**TASK GOAL:** Please reproduce exactly the lines between the line holding "Convert this diagram to TikZ code." and the line holding "minimum width=131pt] (y14)", inclusive, leaving out any pictures.

<<<<

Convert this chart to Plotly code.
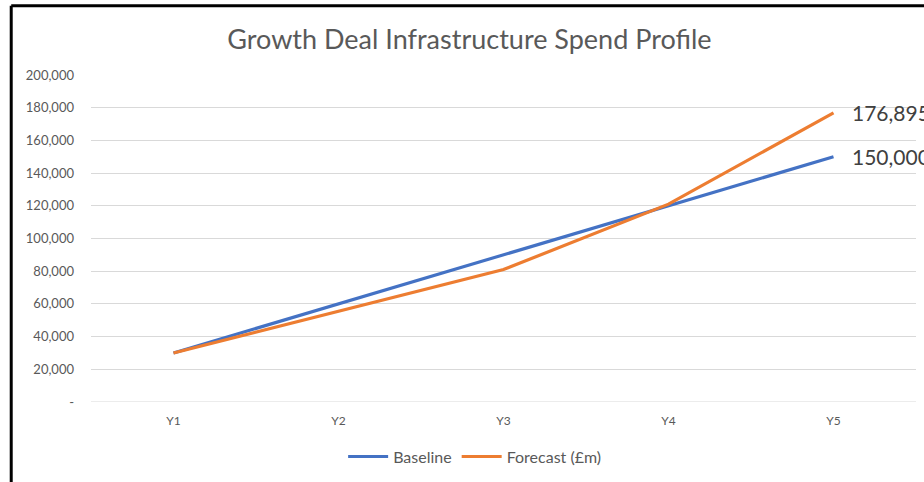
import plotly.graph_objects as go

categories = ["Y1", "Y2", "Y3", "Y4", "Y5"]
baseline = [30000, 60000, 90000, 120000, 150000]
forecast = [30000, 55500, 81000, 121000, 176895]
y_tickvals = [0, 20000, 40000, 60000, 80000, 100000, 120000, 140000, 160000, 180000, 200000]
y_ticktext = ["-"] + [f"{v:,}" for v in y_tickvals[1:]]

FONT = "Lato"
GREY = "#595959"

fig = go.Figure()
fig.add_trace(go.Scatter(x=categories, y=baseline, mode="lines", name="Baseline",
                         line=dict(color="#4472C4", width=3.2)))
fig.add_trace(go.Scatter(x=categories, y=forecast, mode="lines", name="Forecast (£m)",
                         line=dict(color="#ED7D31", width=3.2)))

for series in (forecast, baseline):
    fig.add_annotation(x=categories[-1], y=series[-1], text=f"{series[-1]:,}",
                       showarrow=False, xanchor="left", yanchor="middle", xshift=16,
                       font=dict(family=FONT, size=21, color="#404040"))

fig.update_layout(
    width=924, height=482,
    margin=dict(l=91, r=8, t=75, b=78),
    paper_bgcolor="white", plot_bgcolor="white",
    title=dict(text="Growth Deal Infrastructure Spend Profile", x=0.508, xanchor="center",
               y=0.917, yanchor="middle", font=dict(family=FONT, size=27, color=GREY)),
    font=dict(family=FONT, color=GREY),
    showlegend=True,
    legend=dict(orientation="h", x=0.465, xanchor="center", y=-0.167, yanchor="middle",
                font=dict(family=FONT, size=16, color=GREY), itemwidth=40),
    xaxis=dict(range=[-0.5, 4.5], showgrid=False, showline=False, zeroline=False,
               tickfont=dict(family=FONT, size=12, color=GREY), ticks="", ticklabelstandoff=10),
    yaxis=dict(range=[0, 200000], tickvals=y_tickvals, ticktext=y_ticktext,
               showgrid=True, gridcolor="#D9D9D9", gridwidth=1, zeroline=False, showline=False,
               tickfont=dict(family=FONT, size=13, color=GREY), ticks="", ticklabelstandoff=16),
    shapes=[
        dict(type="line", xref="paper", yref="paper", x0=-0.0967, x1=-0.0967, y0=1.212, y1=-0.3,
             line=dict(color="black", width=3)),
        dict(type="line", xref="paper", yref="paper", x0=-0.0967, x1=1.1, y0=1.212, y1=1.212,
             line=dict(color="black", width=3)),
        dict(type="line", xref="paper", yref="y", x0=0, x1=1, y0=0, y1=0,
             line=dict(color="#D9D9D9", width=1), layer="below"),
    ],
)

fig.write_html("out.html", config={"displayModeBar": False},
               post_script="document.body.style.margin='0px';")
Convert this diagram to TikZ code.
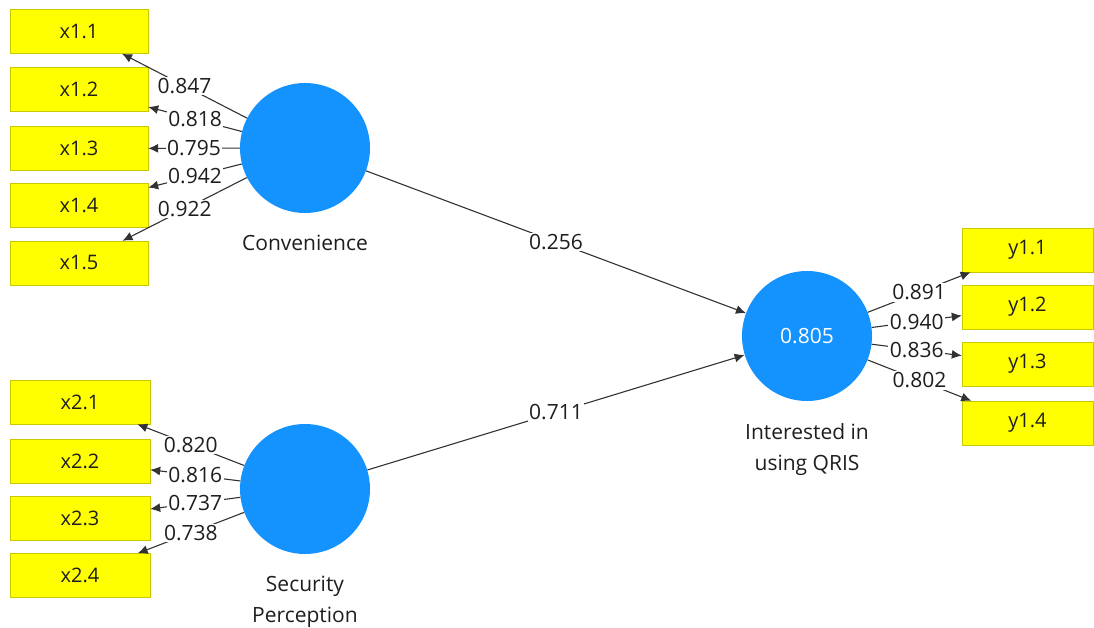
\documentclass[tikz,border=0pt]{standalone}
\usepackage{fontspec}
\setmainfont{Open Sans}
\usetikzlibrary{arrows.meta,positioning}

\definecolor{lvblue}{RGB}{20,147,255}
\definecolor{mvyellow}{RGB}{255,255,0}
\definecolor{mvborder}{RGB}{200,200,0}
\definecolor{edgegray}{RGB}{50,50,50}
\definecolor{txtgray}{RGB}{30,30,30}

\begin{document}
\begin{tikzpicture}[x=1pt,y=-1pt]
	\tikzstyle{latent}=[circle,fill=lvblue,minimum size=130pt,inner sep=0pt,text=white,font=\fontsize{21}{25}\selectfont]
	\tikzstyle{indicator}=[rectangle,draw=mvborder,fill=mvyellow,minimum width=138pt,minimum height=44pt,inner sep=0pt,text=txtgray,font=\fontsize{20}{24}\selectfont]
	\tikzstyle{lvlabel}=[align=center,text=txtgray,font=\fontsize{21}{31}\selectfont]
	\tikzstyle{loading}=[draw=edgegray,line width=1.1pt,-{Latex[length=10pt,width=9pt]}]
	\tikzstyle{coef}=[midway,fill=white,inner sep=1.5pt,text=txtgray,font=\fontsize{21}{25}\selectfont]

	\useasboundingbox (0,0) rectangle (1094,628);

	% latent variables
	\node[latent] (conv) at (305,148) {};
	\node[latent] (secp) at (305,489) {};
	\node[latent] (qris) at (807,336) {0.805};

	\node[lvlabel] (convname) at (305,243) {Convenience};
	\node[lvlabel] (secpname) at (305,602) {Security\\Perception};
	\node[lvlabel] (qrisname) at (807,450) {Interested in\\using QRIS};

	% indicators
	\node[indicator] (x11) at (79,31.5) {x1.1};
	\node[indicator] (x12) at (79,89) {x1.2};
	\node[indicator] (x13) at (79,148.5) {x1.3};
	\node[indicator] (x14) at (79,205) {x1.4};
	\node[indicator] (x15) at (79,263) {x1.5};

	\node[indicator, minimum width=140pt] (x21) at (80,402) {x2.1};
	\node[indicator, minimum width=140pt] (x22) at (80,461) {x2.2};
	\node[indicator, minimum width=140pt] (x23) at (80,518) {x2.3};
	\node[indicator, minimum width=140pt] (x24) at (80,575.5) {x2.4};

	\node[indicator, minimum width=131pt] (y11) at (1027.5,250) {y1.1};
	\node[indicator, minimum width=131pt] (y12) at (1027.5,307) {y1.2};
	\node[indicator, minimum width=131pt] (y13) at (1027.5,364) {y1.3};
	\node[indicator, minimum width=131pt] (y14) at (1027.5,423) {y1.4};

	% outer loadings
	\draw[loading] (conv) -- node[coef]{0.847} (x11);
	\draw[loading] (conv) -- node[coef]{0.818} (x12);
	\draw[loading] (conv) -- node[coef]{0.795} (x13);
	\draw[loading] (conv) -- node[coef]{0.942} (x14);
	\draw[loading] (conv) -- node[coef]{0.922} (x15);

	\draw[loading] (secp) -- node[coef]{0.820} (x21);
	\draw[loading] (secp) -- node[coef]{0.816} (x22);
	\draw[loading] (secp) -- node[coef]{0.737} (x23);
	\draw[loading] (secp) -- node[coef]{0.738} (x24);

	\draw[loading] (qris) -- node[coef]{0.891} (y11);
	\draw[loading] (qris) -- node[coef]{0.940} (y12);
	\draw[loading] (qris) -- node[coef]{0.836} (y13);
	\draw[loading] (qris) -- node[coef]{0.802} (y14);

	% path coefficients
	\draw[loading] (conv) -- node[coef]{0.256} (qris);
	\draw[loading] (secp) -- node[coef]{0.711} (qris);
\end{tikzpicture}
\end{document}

>>>>

**SOLUTION FOR THIS PROBLEM:**
Convert this diagram to TikZ code.
\documentclass[tikz,border=0pt]{standalone}
\usepackage{fontspec}
\setmainfont{Open Sans}
\usetikzlibrary{arrows.meta,positioning}

\definecolor{lvblue}{RGB}{20,147,255}
\definecolor{mvyellow}{RGB}{255,255,0}
\definecolor{mvborder}{RGB}{200,200,0}
\definecolor{edgegray}{RGB}{50,50,50}
\definecolor{txtgray}{RGB}{30,30,30}

\begin{document}
\begin{tikzpicture}[x=1pt,y=-1pt]
	\tikzstyle{latent}=[circle,fill=lvblue,minimum size=130pt,inner sep=0pt,text=white,font=\fontsize{21}{25}\selectfont]
	\tikzstyle{indicator}=[rectangle,draw=mvborder,fill=mvyellow,minimum width=138pt,minimum height=44pt,inner sep=0pt,text=txtgray,font=\fontsize{20}{24}\selectfont]
	\tikzstyle{lvlabel}=[align=center,text=txtgray,font=\fontsize{21}{31}\selectfont]
	\tikzstyle{loading}=[draw=edgegray,line width=1.1pt,-{Latex[length=10pt,width=9pt]}]
	\tikzstyle{coef}=[midway,fill=white,inner sep=1.5pt,text=txtgray,font=\fontsize{21}{25}\selectfont]

	\useasboundingbox (0,0) rectangle (1094,628);

	% latent variables
	\node[latent] (conv) at (305,148) {};
	\node[latent] (secp) at (305,489) {};
	\node[latent] (qris) at (807,336) {0.805};

	\node[lvlabel] (convname) at (305,243) {Convenience};
	\node[lvlabel] (secpname) at (305,602) {Security\\Perception};
	\node[lvlabel] (qrisname) at (807,450) {Interested in\\using QRIS};

	% indicators
	\node[indicator] (x11) at (79,31.5) {x1.1};
	\node[indicator] (x12) at (79,89) {x1.2};
	\node[indicator] (x13) at (79,148.5) {x1.3};
	\node[indicator] (x14) at (79,205) {x1.4};
	\node[indicator] (x15) at (79,263) {x1.5};

	\node[indicator, minimum width=140pt] (x21) at (80,402) {x2.1};
	\node[indicator, minimum width=140pt] (x22) at (80,461) {x2.2};
	\node[indicator, minimum width=140pt] (x23) at (80,518) {x2.3};
	\node[indicator, minimum width=140pt] (x24) at (80,575.5) {x2.4};

	\node[indicator, minimum width=131pt] (y11) at (1027.5,250) {y1.1};
	\node[indicator, minimum width=131pt] (y12) at (1027.5,307) {y1.2};
	\node[indicator, minimum width=131pt] (y13) at (1027.5,364) {y1.3};
	\node[indicator, minimum width=131pt] (y14) at (1027.5,423) {y1.4};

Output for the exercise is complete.